SISODIA – Eu vejo que as mulheres querem
que os homens sejam seus aliados. Não acredito que isso seja um
problema. Assim como homens não se comportam de uma maneira madura,
algumas vezes, mulheres também podem encarar a questão como uma batalha
dos sexos. Mas acredito que essa seja uma abordagem errada. Meu livro
trata de acabar com essa guerra, trazer conciliação. Homens e mulheres
completam um ao outro. Não é preciso haver vencedores e perdedores.
DINHEIRO – Mas os homens precisam ser mais femininos…
SISODIA – Precisamos do masculino. Haverá
exércitos, polícias e pontes para serem construídas. Os homens
construíram o mundo, de diversas maneiras. Mas as mulheres poderiam ter
feito mais, se fosse permitido. Hoje, o que está acontecendo é que os
meninos estão ficando para trás em relação às meninas. Elas estudam mais
e tendem a ser mais focadas, em idade escolar.
DINHEIRO – Como a discussão sobre gênero e os direitos dos homossexuais e transexuais se encaixa nesse modelo?
SISODIA – Eu tento não entrar nessa
questão de gênero. Estou falando de qualidades femininas e masculinas.
Homens e mulheres apresentam as duas qualidades, assim como homossexuais
e transexuais.
DINHEIRO – No fundo, a ideia é eliminar
essa questão do gênero da liderança, focando apenas nas qualidades que
um ser humano precisa ter para ser um bom líder?
SISODIA – Exato. Precisamos ser uma pessoa
completa. A maioria das pessoas tem pai e mãe, certo? Mas, algumas só
têm um dos dois. Nesse caso, elas precisam que esse pai ou essa mãe
reúna as qualidades de ambos: cuidado, compaixão, incentivo e também
regras, disciplina, força. Um líder, quase sempre, é uma só pessoa e ele
precisa ser completo, da mesma forma.
DINHEIRO – Por que o sr. resolveu tratar desse tema, num momento tão conturbado?

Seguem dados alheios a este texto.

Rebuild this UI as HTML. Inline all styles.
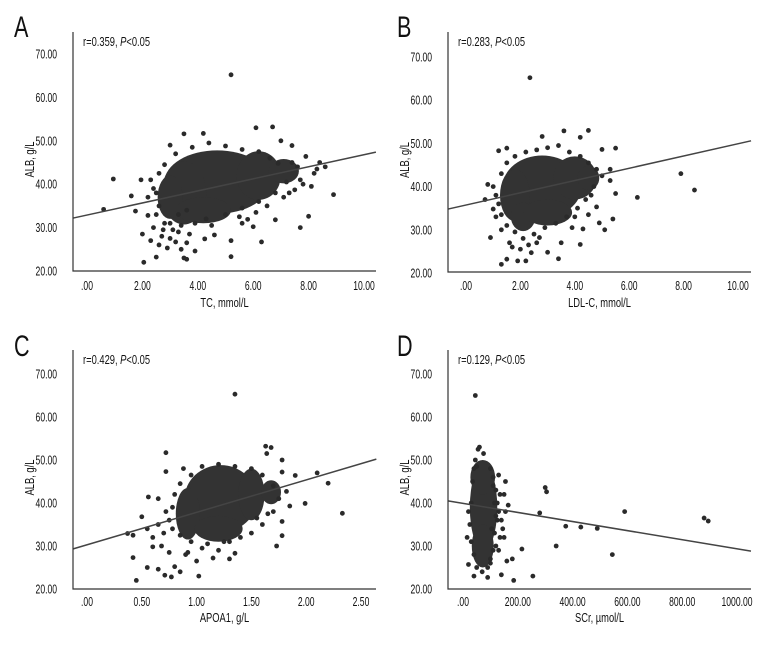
<!DOCTYPE html>
<html><head><meta charset="utf-8"><style>
html,body{margin:0;padding:0;background:#fff;}
svg{display:block;font-family:"Liberation Sans",sans-serif;}
</style></head><body>
<svg id="fig" width="780" height="648" viewBox="0 0 780 648"></svg>
<script>
// ---- Panel A: TC vs ALB ----
const aX=[5.2,0.6,0.95,1.6,1.75,2.05,1.95,2.5,2.0,2.3,2.6,3.5,3.9,5.2,5.2,6.3,8.9,7.7,8.0,6.1,6.7,3.5,4.2,3.0,7.9,8.4,8.3,7.4,7.0,6.8,7.3,7.5,4.6,4.25,3.2,2.9,3.6,2.2,2.4,2.75,5.8,6.0,2.6,2.5,2.3,7.7,8.2,7.8,3.0,3.3,3.7,4.5,5.5,6.5,7.1,
3.2,3.8,4.4,5.0,5.6,6.2,6.6,2.8,2.6,2.4,2.2,2.5,2.8,3.1,3.4,3.9,4.3,5.0,5.6,6.2,6.8,7.2,7.6,6.9,7.4,3.3,3.6,2.7,3.0,3.4,3.6,5.6,6.1,8.1,8.6];
const aY=[65.2,34.2,41.2,37.3,33.8,22,41,23.2,28.5,27,26,23,24.6,23.3,27,26.7,37.6,30,32.6,53,53.2,51.6,51.7,49,46.4,45,43.5,48.9,50,31.8,38,38.7,28.3,27.4,26.7,25.3,22.7,32.8,30,29.5,31.9,30.2,35,38,41,41,42.5,40,31,29,28.5,30.5,32.5,35,37,
47,48.5,49.5,48.8,48,47.5,46,44.5,42.5,39,37,33,31,29.5,30.5,31,32,33,34.5,36,38,40.5,44,44.8,45,33,34,28,27.5,25,26.5,31,33.5,39.5,44];
const aCoreX=[4.7,3.5,6.2,3.0,7.1,4.2];
const aCoreY=[40.5,38,42,37,43,34];
const aCoreRX=[1.9,0.8,0.8,0.45,0.55,1.0];
const aCoreRY=[7.3,7.3,5.6,5,2.8,3];
const aLineX=[-0.5,10.43];
const aLineY=[32.2,47.4];
const aXTicks=[0,2,4,6,8,10];
const aXTickLabels=[".00","2.00","4.00","6.00","8.00","10.00"];
// ---- Panel B: LDL-C vs ALB ----
const bX=[2.35,2.8,3.6,4.5,4.2,7.9,8.4,6.3,5.4,5.1,4.9,4.2,3.5,3.4,3.0,1.3,1.9,2.2,1.5,0.9,0.7,0.8,1.2,1.5,5.5,5.0,5.5,5.3,4.8,4.3,1.1,1.3,1.6,2.0,2.4,2.7,4.0,4.6,5.3,1.0,
1.0,1.1,1.2,1.3,1.5,1.8,2.2,2.6,3.0,3.4,3.8,4.2,4.5,4.8,5.0,4.7,4.4,4.1,3.7,3.3,2.9,2.5,2.1,1.8,1.5,1.3,1.7,2.3,2.6,3.9,4.5];
const bY=[65.2,51.6,52.9,53,51.4,43,39.2,37.5,32.5,30,31.6,26.6,27,23.3,24.8,22,22.8,22.8,23.2,28.2,37,40.5,48.3,48.9,48.9,48.6,38.4,44,35.3,30.2,33,30,27,25.5,24.7,28.2,33,38,41.4,34.8,
40,38,36,43,45.5,47,48,48.5,49,49.5,48,47,45.5,44,42.5,40,37,35,33,31.5,30.5,29,28,29.5,31,33.5,26,26.5,27,30.5,33.5];
const bCoreX=[2.8,1.8,4.0,2.1,4.5,3.0];
const bCoreY=[40,38,42,33,42,34];
const bCoreRX=[1.45,0.55,0.8,0.45,0.4,0.9];
const bCoreRY=[7.2,6,5,3.3,2.8,3];
const bLineX=[-0.66,10.48];
const bLineY=[34.8,50.6];
const bXTicks=[0,2,4,6,8,10];
const bXTickLabels=[".00","2.00","4.00","6.00","8.00","10.00"];
// ---- Panel C: APOA1 vs ALB ----
const cX=[1.35,0.72,0.45,0.42,0.37,0.42,0.5,0.56,0.65,0.72,0.88,0.71,0.77,1.02,1.0,1.3,1.35,1.63,1.68,1.64,1.78,1.78,1.9,2.1,2.2,2.33,1.99,1.73,1.78,1.78,1.85,1.82,0.55,0.6,0.65,0.8,0.85,0.9,1.15,0.55,0.6,0.68,0.75,
0.75,0.78,0.8,0.85,0.95,1.05,1.2,1.35,1.5,1.6,1.7,1.75,1.7,1.6,1.5,1.4,1.25,1.1,0.95,0.85,0.78,0.7,0.65,0.72,0.92,1.05,1.2,1.3,1.55,1.65];
const cY=[65.3,51.7,22,27.3,32.9,32.5,36.8,41.4,41,47.3,48,23.2,22.8,23,26.5,27,28.3,53.2,52.9,51.5,50,47.2,46.4,47,44.6,37.6,39.9,30,32.4,35.7,39.3,42.7,25,29.8,24.6,25.2,24,28,27.2,34,32,30,28.5,
36,39,42,44.5,46.5,48.5,49,48.5,48,46.5,44,41,38,35,33,32,31,30.5,31,32.5,34,33,35,38,28.5,29.5,29,31,36.5,37.5];
const cCoreX=[1.22,0.92,1.5,1.68,1.2];
const cCoreY=[41,37.5,42,42.5,34];
const cCoreRX=[0.33,0.11,0.12,0.09,0.22];
const cCoreRY=[7.8,6,6,2.8,3];
const cLineX=[-0.13,2.64];
const cLineY=[29.3,50.2];
const cXTicks=[0,0.5,1,1.5,2,2.5];
const cXTickLabels=[".00","0.50","1.00","1.50","2.00","2.50"];
// ---- Panel D: SCr vs ALB ----
const dX=[45,60,55,75,130,155,150,165,155,145,135,150,120,130,160,180,140,90,40,20,185,215,255,280,300,305,340,375,430,490,545,590,880,895,15,20,110,115,100,105,125,
30,35,40,45,50,100,110,120,125,120,115,110,100,90,70,50,40,30,25,130,135,140];
const dY=[65,53,52.5,51.5,46.5,45,42,39.5,38,34,32,32,30,29,26.5,27,23.3,22.7,23,25.7,22,29.3,23,37.7,43.6,42.6,30,34.6,34.4,34.1,28,38,36.5,35.8,32,38,44,40,27,34,36,
40,45,48,50,48.5,48,46,43,40,37,33,29,26,25,24,25,28,31,35,38,42,36];
const dCoreX=[75,72,72];
const dCoreY=[39,30,46];
const dCoreRX=[50,40,45];
const dCoreRY=[10,5,4];
const dLineX=[-55,1051];
const dLineY=[40.5,28.8];
const dXTicks=[0,200,400,600,800,1000];
const dXTickLabels=[".00","200.00","400.00","600.00","800.00","1000.00"];
// ---- shared y ticks ----
const yTicks=[20,30,40,50,60,70];
const yTickLabels=["20.00","30.00","40.00","50.00","60.00","70.00"];

const NS="http://www.w3.org/2000/svg";
const svg=document.getElementById('fig');
function mk(tag,attrs,parent){const e=document.createElementNS(NS,tag);for(const k in attrs)e.setAttribute(k,attrs[k]);(parent||svg).appendChild(e);return e;}
function txt(parent,x,y,s,anchor,size,sx,rot){
  const t=mk('text',{transform:`translate(${x},${y})${rot?' rotate(-90)':''} scale(${sx},1)`,'text-anchor':anchor,'font-size':size,fill:'#111'},parent);
  t.textContent=s;return t;
}
function panel(id,letter,g,X,Y,CX,CY,CRX,CRY,LX,LY,xt,xtl,annot,xtitle){
  const grp=mk('g',{});
  
  
  const ky=(g.y70-g.y20)/50;
  const sx=v=>g.x0px+v*g.xs;
  const sy=v=>g.y20+(v-20)*ky;
  const L=mk('text',{transform:`translate(${g.lx},${g.ly}) scale(0.72,1)`,'font-size':30,fill:'#111'},grp);
  L.textContent=letter;
  
  
  const cores=mk('g',{},grp);
  
  
  for(let i=0;i<CX.length;i++){
    const e=mk('ellipse',{cx:sx(CX[i]),cy:sy(CY[i]),rx:Math.abs(CRX[i]*g.xs),ry:Math.abs(CRY[i]*ky),fill:'#333'},cores);
    
    
  }
  const pts=mk('g',{},grp);
  
  
  for(let i=0;i<X.length;i++){
    const c=mk('circle',{cx:sx(X[i]),cy:sy(Y[i]),r:2.4,fill:'#2a2a2a'},pts);
    
    
  }
  const ln=mk('line',{x1:sx(LX[0]),y1:sy(LY[0]),x2:sx(LX[1]),y2:sy(LY[1]),stroke:'#444','stroke-width':1.5},grp);
  
  
  const ax=mk('path',{d:`M${g.left},${g.top}V${g.bottom}H${g.right}`,fill:'none',stroke:'#333','stroke-width':1.2},grp);
  
  
  for(let i=0;i<yTicks.length;i++){
    const t=txt(grp,g.ylabR,sy(yTicks[i])+4.5,yTickLabels[i],'end',13,0.66);
    
    
  }
  for(let i=0;i<xt.length;i++){
    const t=txt(grp,sx(xt[i]),g.xlabY,xtl[i],'middle',13,0.66);
    
    
  }
  const yt=txt(grp,g.ytX,(g.top+g.bottom)/2+8,'ALB, g/L','middle',13,0.72,true);
  
  
  const xtt=txt(grp,(g.left+g.right)/2,g.xtY,xtitle,'middle',13,0.72);
  
  
  const an=mk('text',{transform:`translate(${g.left+10},${g.top+14}) scale(0.72,1)`,'font-size':13,fill:'#111'},grp);
  an.innerHTML=annot[0]+'<tspan font-style="italic">P</tspan>&lt;0.05';
  
  
}
panel('a','A',{left:73,right:376,top:32,bottom:271,x0px:87,xs:27.7,y20:271,y70:54,lx:14,ly:37,ylabR:57,xlabY:290,ytX:34,xtY:307},aX,aY,aCoreX,aCoreY,aCoreRX,aCoreRY,aLineX,aLineY,aXTicks,aXTickLabels,['r=0.359, '],'TC, mmol/L');
panel('b','B',{left:448,right:751,top:32,bottom:272,x0px:466,xs:27.2,y20:273,y70:57,lx:397,ly:37,ylabR:432,xlabY:290,ytX:409,xtY:307},bX,bY,bCoreX,bCoreY,bCoreRX,bCoreRY,bLineX,bLineY,bXTicks,bXTickLabels,['r=0.283, '],'LDL-C, mmol/L');
panel('c','C',{left:73,right:376,top:350,bottom:589,x0px:87,xs:109.6,y20:589,y70:374,lx:14,ly:356,ylabR:57,xlabY:606,ytX:34,xtY:622},cX,cY,cCoreX,cCoreY,cCoreRX,cCoreRY,cLineX,cLineY,cXTicks,cXTickLabels,['r=0.429, '],'APOA1, g/L');
panel('d','D',{left:448,right:751,top:350,bottom:589,x0px:463,xs:0.274,y20:589,y70:374,lx:397,ly:356,ylabR:432,xlabY:606,ytX:409,xtY:622},dX,dY,dCoreX,dCoreY,dCoreRX,dCoreRY,dLineX,dLineY,dXTicks,dXTickLabels,['r=0.129, '],'SCr, µmol/L');
</script>
</body></html>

SISODIA – Trabalhando com as empresas do
capitalismo consciente, eu percebi que muitos valores presentes eram
associados ao feminino. São qualidades que as mulheres, naturalmente,
têm. Eu já vinha falando sobre a ascensão dos valores femininos, que vem
acontecendo há algum tempo. Um dos motivos para isso é a educação. O
ano de 1989 foi um marco por vários motivos, como a queda do Muro de
Berlim. Mas também foi o ano em que, pela primeira vez, os EUA tiveram
mais mulheres graduadas na faculdade do que homens. Cada vez mais
empregos requerem nível universitário. Os números mostram que essas
vagas serão dominadas por mulheres. Valores femininos se tornarão um
padrão, simplesmente porque as mulheres vão dominar o mercado de
trabalho. Esse ponto de virada está se aproximando.
DINHEIRO – Considerando os líderes políticos atuais, quem o sr. elegeria como o mais bem balanceado em relação a essa questão?
SISODIA – É uma pergunta difícil. Trump é
como uma criança durona. Barack Obama é sábio e amável e tinha alguma
firmeza. Hillary Clinton seria durona, como Trump, mas sábia, e não
infantil. Para responder, na verdade, eu teria de voltar no tempo e
pensar em alguém como Abraham Lincoln, Nelson Mandela ou Mahatma Gandhi.
O Dalai Lama também é assim. Mas, no mundo político atual, são poucos.
DINHEIRO – E Angela Merkel?
SISODIA – Ela é uma das mais poderosas
mulheres do mundo, mas é resultado quase que exclusivamente de pura
masculinidade. Ela veio do mundo comunista, onde não havia muitas
qualidades femininas. Eram todos iguais, mas viviam como homens.
DINHEIRO – E no mundo dos negócios?
SISODIA – Herb Kelleher, da companhia
aérea Southwest Airlines, é um líder que chega bem perto. O encontrei
algumas vezes. É brilhante, simpático e bem humorado, mas duro quando
tem de ser. Howard Schultz, da Starbucks, também reúne essas qualidades.
Paul Polman, da Unilever. Richard Branson, da Virgin, também. São
poucos, porque o nosso protótipo de líder não é esse.